▶ **MATERIAL**:
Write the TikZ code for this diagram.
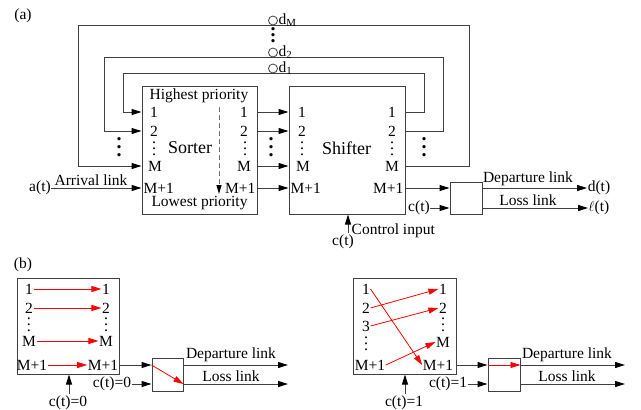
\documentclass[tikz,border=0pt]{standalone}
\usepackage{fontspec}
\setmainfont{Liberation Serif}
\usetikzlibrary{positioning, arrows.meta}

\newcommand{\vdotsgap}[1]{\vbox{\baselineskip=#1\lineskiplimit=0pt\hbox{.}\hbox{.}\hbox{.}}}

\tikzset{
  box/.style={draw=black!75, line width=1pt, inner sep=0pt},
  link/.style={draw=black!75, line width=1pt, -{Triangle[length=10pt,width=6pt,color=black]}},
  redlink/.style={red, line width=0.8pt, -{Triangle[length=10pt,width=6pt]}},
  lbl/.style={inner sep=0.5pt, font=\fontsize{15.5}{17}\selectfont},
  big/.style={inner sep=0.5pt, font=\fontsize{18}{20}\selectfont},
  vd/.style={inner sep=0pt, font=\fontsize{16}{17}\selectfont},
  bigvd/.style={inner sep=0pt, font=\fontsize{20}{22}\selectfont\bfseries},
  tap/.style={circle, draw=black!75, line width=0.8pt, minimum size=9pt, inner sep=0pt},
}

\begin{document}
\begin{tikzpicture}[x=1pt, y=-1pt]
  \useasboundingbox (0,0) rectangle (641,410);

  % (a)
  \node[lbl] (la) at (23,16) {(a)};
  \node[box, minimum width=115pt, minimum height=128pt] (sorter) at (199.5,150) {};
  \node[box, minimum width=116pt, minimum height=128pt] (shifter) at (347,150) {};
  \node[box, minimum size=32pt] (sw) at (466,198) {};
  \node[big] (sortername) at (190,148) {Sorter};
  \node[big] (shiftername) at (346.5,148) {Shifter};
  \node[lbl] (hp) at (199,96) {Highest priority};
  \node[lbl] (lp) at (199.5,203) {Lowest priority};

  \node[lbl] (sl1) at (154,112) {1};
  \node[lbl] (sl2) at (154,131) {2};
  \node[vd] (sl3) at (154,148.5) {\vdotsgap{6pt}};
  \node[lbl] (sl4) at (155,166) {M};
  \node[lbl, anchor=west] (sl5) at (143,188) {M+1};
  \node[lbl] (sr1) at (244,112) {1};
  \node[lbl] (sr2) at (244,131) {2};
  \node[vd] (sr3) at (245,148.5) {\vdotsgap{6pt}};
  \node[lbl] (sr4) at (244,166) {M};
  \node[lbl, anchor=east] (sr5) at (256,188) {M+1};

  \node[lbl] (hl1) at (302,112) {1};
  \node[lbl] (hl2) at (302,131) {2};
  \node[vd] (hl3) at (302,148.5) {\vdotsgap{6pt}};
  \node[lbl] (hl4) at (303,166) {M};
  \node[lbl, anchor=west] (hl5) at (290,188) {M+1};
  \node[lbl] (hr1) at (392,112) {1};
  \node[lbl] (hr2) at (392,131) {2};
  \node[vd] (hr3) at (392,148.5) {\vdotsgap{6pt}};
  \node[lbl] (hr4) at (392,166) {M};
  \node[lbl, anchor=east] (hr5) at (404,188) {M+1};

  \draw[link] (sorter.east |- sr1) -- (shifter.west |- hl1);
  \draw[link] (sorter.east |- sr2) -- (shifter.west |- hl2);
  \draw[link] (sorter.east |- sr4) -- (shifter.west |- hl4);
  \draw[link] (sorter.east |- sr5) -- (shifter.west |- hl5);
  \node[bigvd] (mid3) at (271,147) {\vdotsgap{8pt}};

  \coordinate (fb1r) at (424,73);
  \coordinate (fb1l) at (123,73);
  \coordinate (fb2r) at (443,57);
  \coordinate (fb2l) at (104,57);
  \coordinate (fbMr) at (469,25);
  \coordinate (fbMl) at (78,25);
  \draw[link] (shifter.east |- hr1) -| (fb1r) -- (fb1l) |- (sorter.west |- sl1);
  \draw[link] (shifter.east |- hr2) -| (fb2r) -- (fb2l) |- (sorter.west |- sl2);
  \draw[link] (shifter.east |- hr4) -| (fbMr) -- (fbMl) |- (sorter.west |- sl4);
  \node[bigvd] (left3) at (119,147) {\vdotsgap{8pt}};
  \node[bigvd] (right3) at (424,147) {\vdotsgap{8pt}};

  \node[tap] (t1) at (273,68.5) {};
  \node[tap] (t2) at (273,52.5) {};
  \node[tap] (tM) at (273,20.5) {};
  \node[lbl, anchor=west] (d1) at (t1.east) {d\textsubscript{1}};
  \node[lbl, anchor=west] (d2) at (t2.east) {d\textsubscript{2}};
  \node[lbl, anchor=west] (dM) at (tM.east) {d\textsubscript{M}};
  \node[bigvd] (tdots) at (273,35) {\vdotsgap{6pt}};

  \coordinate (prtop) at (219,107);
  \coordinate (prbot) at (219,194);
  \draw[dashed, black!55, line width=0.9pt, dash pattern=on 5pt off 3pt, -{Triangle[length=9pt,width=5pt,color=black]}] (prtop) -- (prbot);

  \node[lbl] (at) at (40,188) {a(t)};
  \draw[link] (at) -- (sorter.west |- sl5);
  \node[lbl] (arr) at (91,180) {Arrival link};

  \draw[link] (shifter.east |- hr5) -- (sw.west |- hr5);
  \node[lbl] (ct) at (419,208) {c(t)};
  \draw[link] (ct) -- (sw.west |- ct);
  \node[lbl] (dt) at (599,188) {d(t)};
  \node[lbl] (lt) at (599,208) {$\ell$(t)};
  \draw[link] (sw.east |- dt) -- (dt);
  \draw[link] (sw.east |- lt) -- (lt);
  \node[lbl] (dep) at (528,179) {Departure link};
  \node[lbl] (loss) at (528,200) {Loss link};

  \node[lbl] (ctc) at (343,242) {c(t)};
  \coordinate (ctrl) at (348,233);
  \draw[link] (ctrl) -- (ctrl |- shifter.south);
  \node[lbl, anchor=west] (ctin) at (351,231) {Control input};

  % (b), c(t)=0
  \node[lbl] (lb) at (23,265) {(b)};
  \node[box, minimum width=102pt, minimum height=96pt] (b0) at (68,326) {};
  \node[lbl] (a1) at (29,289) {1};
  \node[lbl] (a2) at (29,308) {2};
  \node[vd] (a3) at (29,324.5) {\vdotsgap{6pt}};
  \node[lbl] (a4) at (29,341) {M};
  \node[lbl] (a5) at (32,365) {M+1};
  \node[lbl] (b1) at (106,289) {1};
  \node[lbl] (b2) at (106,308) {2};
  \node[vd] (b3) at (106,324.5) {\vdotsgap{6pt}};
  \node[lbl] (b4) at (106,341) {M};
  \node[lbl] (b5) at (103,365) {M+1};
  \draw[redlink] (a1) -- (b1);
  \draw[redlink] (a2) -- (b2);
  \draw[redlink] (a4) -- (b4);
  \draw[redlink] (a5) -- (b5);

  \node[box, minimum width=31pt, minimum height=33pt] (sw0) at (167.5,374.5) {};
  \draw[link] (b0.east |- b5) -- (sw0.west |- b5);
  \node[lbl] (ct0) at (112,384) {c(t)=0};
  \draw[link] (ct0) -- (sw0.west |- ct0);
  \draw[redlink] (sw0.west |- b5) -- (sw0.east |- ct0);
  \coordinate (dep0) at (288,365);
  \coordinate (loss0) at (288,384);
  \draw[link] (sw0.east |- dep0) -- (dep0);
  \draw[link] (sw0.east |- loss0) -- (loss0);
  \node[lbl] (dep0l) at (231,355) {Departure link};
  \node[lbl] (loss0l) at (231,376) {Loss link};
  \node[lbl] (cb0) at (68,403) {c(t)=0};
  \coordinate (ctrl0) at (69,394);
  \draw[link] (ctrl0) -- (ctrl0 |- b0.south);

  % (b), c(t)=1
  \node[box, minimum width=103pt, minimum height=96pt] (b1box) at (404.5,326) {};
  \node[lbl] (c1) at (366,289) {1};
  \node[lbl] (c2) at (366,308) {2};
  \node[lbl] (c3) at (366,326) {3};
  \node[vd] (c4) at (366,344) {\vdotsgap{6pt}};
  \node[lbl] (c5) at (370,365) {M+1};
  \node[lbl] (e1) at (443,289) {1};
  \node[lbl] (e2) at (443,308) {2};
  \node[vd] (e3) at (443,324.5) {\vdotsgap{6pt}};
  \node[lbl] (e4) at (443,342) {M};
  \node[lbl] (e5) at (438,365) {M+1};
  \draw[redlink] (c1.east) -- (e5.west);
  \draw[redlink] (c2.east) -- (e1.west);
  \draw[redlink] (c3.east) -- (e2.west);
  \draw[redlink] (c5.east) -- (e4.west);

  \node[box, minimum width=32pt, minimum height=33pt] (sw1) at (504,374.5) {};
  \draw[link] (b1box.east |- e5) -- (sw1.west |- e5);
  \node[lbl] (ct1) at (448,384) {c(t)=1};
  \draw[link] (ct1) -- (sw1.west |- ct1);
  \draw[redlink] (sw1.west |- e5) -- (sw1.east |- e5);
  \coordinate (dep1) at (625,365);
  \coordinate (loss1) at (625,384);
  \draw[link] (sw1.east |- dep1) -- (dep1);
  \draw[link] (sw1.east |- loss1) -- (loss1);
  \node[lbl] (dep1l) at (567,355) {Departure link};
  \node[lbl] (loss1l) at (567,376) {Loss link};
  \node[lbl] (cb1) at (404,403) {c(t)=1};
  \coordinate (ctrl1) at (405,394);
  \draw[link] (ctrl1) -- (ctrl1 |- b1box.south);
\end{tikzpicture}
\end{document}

▶ **WHAT THIS TASK INVOLVES**:
Quote, please, every line of the material above from its start through the line that has "anchor=east] (sr5) at", reproducing the words exactly and dropping any images.

▶ **TASK SOLUTION**:
Write the TikZ code for this diagram.
\documentclass[tikz,border=0pt]{standalone}
\usepackage{fontspec}
\setmainfont{Liberation Serif}
\usetikzlibrary{positioning, arrows.meta}

\newcommand{\vdotsgap}[1]{\vbox{\baselineskip=#1\lineskiplimit=0pt\hbox{.}\hbox{.}\hbox{.}}}

\tikzset{
  box/.style={draw=black!75, line width=1pt, inner sep=0pt},
  link/.style={draw=black!75, line width=1pt, -{Triangle[length=10pt,width=6pt,color=black]}},
  redlink/.style={red, line width=0.8pt, -{Triangle[length=10pt,width=6pt]}},
  lbl/.style={inner sep=0.5pt, font=\fontsize{15.5}{17}\selectfont},
  big/.style={inner sep=0.5pt, font=\fontsize{18}{20}\selectfont},
  vd/.style={inner sep=0pt, font=\fontsize{16}{17}\selectfont},
  bigvd/.style={inner sep=0pt, font=\fontsize{20}{22}\selectfont\bfseries},
  tap/.style={circle, draw=black!75, line width=0.8pt, minimum size=9pt, inner sep=0pt},
}

\begin{document}
\begin{tikzpicture}[x=1pt, y=-1pt]
  \useasboundingbox (0,0) rectangle (641,410);

  % (a)
  \node[lbl] (la) at (23,16) {(a)};
  \node[box, minimum width=115pt, minimum height=128pt] (sorter) at (199.5,150) {};
  \node[box, minimum width=116pt, minimum height=128pt] (shifter) at (347,150) {};
  \node[box, minimum size=32pt] (sw) at (466,198) {};
  \node[big] (sortername) at (190,148) {Sorter};
  \node[big] (shiftername) at (346.5,148) {Shifter};
  \node[lbl] (hp) at (199,96) {Highest priority};
  \node[lbl] (lp) at (199.5,203) {Lowest priority};

  \node[lbl] (sl1) at (154,112) {1};
  \node[lbl] (sl2) at (154,131) {2};
  \node[vd] (sl3) at (154,148.5) {\vdotsgap{6pt}};
  \node[lbl] (sl4) at (155,166) {M};
  \node[lbl, anchor=west] (sl5) at (143,188) {M+1};
  \node[lbl] (sr1) at (244,112) {1};
  \node[lbl] (sr2) at (244,131) {2};
  \node[vd] (sr3) at (245,148.5) {\vdotsgap{6pt}};
  \node[lbl] (sr4) at (244,166) {M};
  \node[lbl, anchor=east] (sr5) at (256,188) {M+1};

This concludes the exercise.